**Work to complete**
Extract all lines from the data beneath that include the word "document".

**Dataset section**
<<<<
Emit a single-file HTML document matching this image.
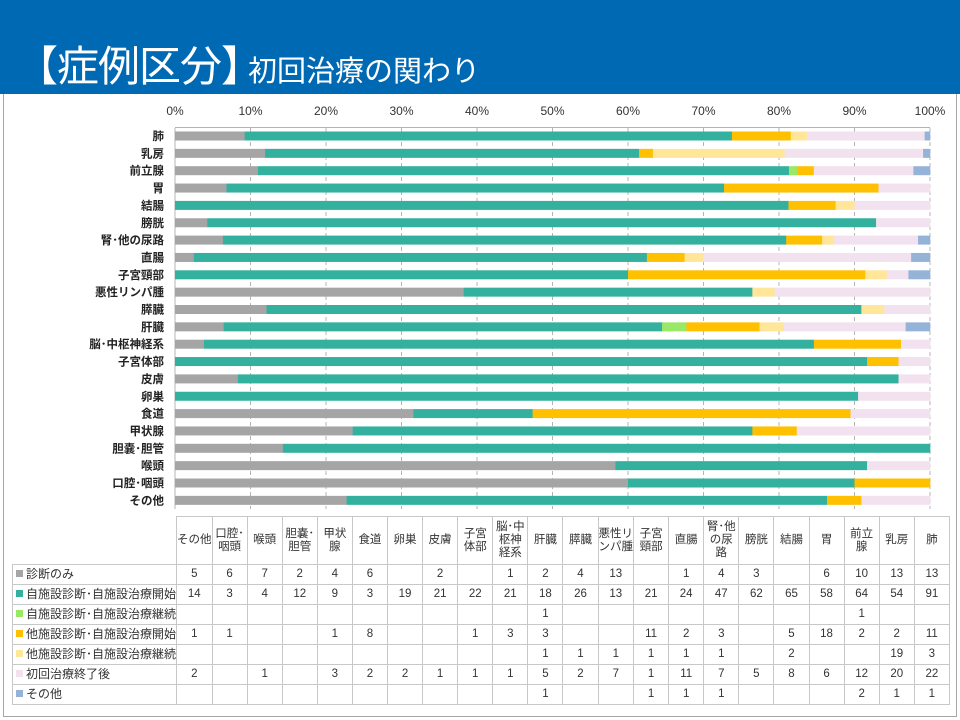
<!DOCTYPE html>
<html><head><meta charset="utf-8">
<style>
html,body{margin:0;padding:0;width:960px;height:720px;overflow:hidden;background:#fff;font-family:"Liberation Sans","Noto Sans CJK JP",sans-serif;}
#hdr{position:absolute;left:0;top:0;width:960px;height:94px;background:#0069b4;}
#t1{position:absolute;left:16px;top:42px;color:#fff;font-size:42px;line-height:50px;white-space:nowrap;letter-spacing:-1px}
#t1 span{font-size:29px;letter-spacing:0;margin-left:-14px}
#frame{position:absolute;left:3px;top:94px;width:952px;height:622px;border:1px solid #a6a6a6;border-top:none;}
svg{position:absolute;left:0;top:0}
table{position:absolute;left:12px;top:516px;border-collapse:collapse;font-size:11.5px;color:#333;table-layout:fixed}
td{border:1px solid #c8c8c8;padding:0;text-align:center;height:19px;line-height:13px;overflow:hidden;white-space:nowrap}
tr.h td{height:47px;}
td.l{text-align:left;padding-left:3px;font-size:12px}
.sq{display:inline-block;width:7px;height:7px;margin-right:3px;vertical-align:1px}
</style></head><body>
<div id="hdr"><div id="t1">【症例区分】<span>初回治療の関わり</span></div></div>
<div id="frame"></div>
<svg id="ch" width="960" height="720" font-family="Liberation Sans, Noto Sans CJK JP, sans-serif">
<g font-size="12" fill="#333" text-anchor="middle">
<text x="175" y="115">0%</text><text x="250.5" y="115">10%</text><text x="326" y="115">20%</text><text x="401.5" y="115">30%</text><text x="477" y="115">40%</text><text x="552.5" y="115">50%</text><text x="628" y="115">60%</text><text x="703.5" y="115">70%</text><text x="779" y="115">80%</text><text x="854.5" y="115">90%</text><text x="930" y="115">100%</text>
</g>
<g id="grid" stroke="#b4b4b4" stroke-width="1"></g>
<g id="bars"></g>
<g font-size="11.5" font-weight="bold" fill="#222" text-anchor="end">
<text x="164" y="140">肺</text><text x="164" y="157.4">乳房</text><text x="164" y="174.7">前立腺</text><text x="164" y="192">胃</text><text x="164" y="209.4">結腸</text><text x="164" y="226.8">膀胱</text><text x="164" y="244.1">腎･他の尿路</text><text x="164" y="261.5">直腸</text><text x="164" y="278.8">子宮頸部</text><text x="164" y="296.2">悪性リンパ腫</text><text x="164" y="313.5">膵臓</text><text x="164" y="330.9">肝臓</text><text x="164" y="348.2">脳･中枢神経系</text><text x="164" y="365.6">子宮体部</text><text x="164" y="382.9">皮膚</text><text x="164" y="400.3">卵巣</text><text x="164" y="417.6">食道</text><text x="164" y="435">甲状腺</text><text x="164" y="452.3">胆嚢･胆管</text><text x="164" y="469.7">喉頭</text><text x="164" y="487">口腔･咽頭</text><text x="164" y="504.4">その他</text>
</g>
</svg>
<table>
<colgroup><col style="width:163px"><col span="22" style="width:35.1px"></colgroup>
<tr class="h"><td style="border-top:none;border-left:none"></td><td>その他</td><td>口腔･<br>咽頭</td><td>喉頭</td><td>胆嚢･<br>胆管</td><td>甲状<br>腺</td><td>食道</td><td>卵巣</td><td>皮膚</td><td>子宮<br>体部</td><td>脳･中<br>枢神<br>経系</td><td>肝臓</td><td>膵臓</td><td>悪性リ<br>ンパ腫</td><td>子宮<br>頸部</td><td>直腸</td><td>腎･他<br>の尿<br>路</td><td>膀胱</td><td>結腸</td><td>胃</td><td>前立<br>腺</td><td>乳房</td><td>肺</td></tr>
<tr><td class="l"><span class="sq" style="background:#a5a5a5"></span>診断のみ</td><td>5</td><td>6</td><td>7</td><td>2</td><td>4</td><td>6</td><td></td><td>2</td><td></td><td>1</td><td>2</td><td>4</td><td>13</td><td></td><td>1</td><td>4</td><td>3</td><td></td><td>6</td><td>10</td><td>13</td><td>13</td></tr>
<tr><td class="l"><span class="sq" style="background:#33b09e"></span>自施設診断･自施設治療開始</td><td>14</td><td>3</td><td>4</td><td>12</td><td>9</td><td>3</td><td>19</td><td>21</td><td>22</td><td>21</td><td>18</td><td>26</td><td>13</td><td>21</td><td>24</td><td>47</td><td>62</td><td>65</td><td>58</td><td>64</td><td>54</td><td>91</td></tr>
<tr><td class="l"><span class="sq" style="background:#99e866"></span>自施設診断･自施設治療継続</td><td></td><td></td><td></td><td></td><td></td><td></td><td></td><td></td><td></td><td></td><td>1</td><td></td><td></td><td></td><td></td><td></td><td></td><td></td><td></td><td>1</td><td></td><td></td></tr>
<tr><td class="l"><span class="sq" style="background:#ffc000"></span>他施設診断･自施設治療開始</td><td>1</td><td>1</td><td></td><td></td><td>1</td><td>8</td><td></td><td></td><td>1</td><td>3</td><td>3</td><td></td><td></td><td>11</td><td>2</td><td>3</td><td></td><td>5</td><td>18</td><td>2</td><td>2</td><td>11</td></tr>
<tr><td class="l"><span class="sq" style="background:#ffe699"></span>他施設診断･自施設治療継続</td><td></td><td></td><td></td><td></td><td></td><td></td><td></td><td></td><td></td><td></td><td>1</td><td>1</td><td>1</td><td>1</td><td>1</td><td>1</td><td></td><td>2</td><td></td><td></td><td>19</td><td>3</td></tr>
<tr><td class="l"><span class="sq" style="background:#f2e1ef"></span>初回治療終了後</td><td>2</td><td></td><td>1</td><td></td><td>3</td><td>2</td><td>2</td><td>1</td><td>1</td><td>1</td><td>5</td><td>2</td><td>7</td><td>1</td><td>11</td><td>7</td><td>5</td><td>8</td><td>6</td><td>12</td><td>20</td><td>22</td></tr>
<tr><td class="l"><span class="sq" style="background:#95b3d7"></span>その他</td><td></td><td></td><td></td><td></td><td></td><td></td><td></td><td></td><td></td><td></td><td>1</td><td></td><td></td><td>1</td><td>1</td><td>1</td><td></td><td></td><td></td><td>2</td><td>1</td><td>1</td></tr>
</table>
<script>
var cols=["#a5a5a5","#33b09e","#99e866","#ffc000","#ffe699","#f2e1ef","#95b3d7"];
var D=[
[5,6,7,2,4,6,0,2,0,1,2,4,13,0,1,4,3,0,6,10,13,13],
[14,3,4,12,9,3,19,21,22,21,18,26,13,21,24,47,62,65,58,64,54,91],
[0,0,0,0,0,0,0,0,0,0,1,0,0,0,0,0,0,0,0,1,0,0],
[1,1,0,0,1,8,0,0,1,3,3,0,0,11,2,3,0,5,18,2,2,11],
[0,0,0,0,0,0,0,0,0,0,1,1,1,1,1,1,0,2,0,0,19,3],
[2,0,1,0,3,2,2,1,1,1,5,2,7,1,11,7,5,8,6,12,20,22],
[0,0,0,0,0,0,0,0,0,0,1,0,0,1,1,1,0,0,0,2,1,1]];
var ns="http://www.w3.org/2000/svg",g=document.getElementById("bars"),gr=document.getElementById("grid");
function el(p,t,a){var e=document.createElementNS(ns,t);for(var k in a)e.setAttribute(k,a[k]);p.appendChild(e);return e;}
el(gr,"line",{x1:175,y1:127.5,x2:930,y2:127.5});
for(var i=0;i<=10;i++){var x=175+75.5*i;el(gr,"line",{x1:x,y1:128,x2:x,y2:509,"stroke-dasharray":i==0?"none":"4,3"});}
for(var r=0;r<22;r++){var c=21-r,tot=0;for(var s=0;s<7;s++)tot+=D[s][c];
var x=175,y=131.5+17.35*r;
for(var s=0;s<7;s++){var w=D[s][c]/tot*755;if(w>0){el(g,"rect",{x:x,y:y,width:w+0.3,height:9,fill:cols[s]});x+=w;}}}
</script>
</body></html>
>>>>
**Correct response**
Emit a single-file HTML document matching this image.
var ns="http://www.w3.org/2000/svg",g=document.getElementById("bars"),gr=document.getElementById("grid");
function el(p,t,a){var e=document.createElementNS(ns,t);for(var k in a)e.setAttribute(k,a[k]);p.appendChild(e);return e;}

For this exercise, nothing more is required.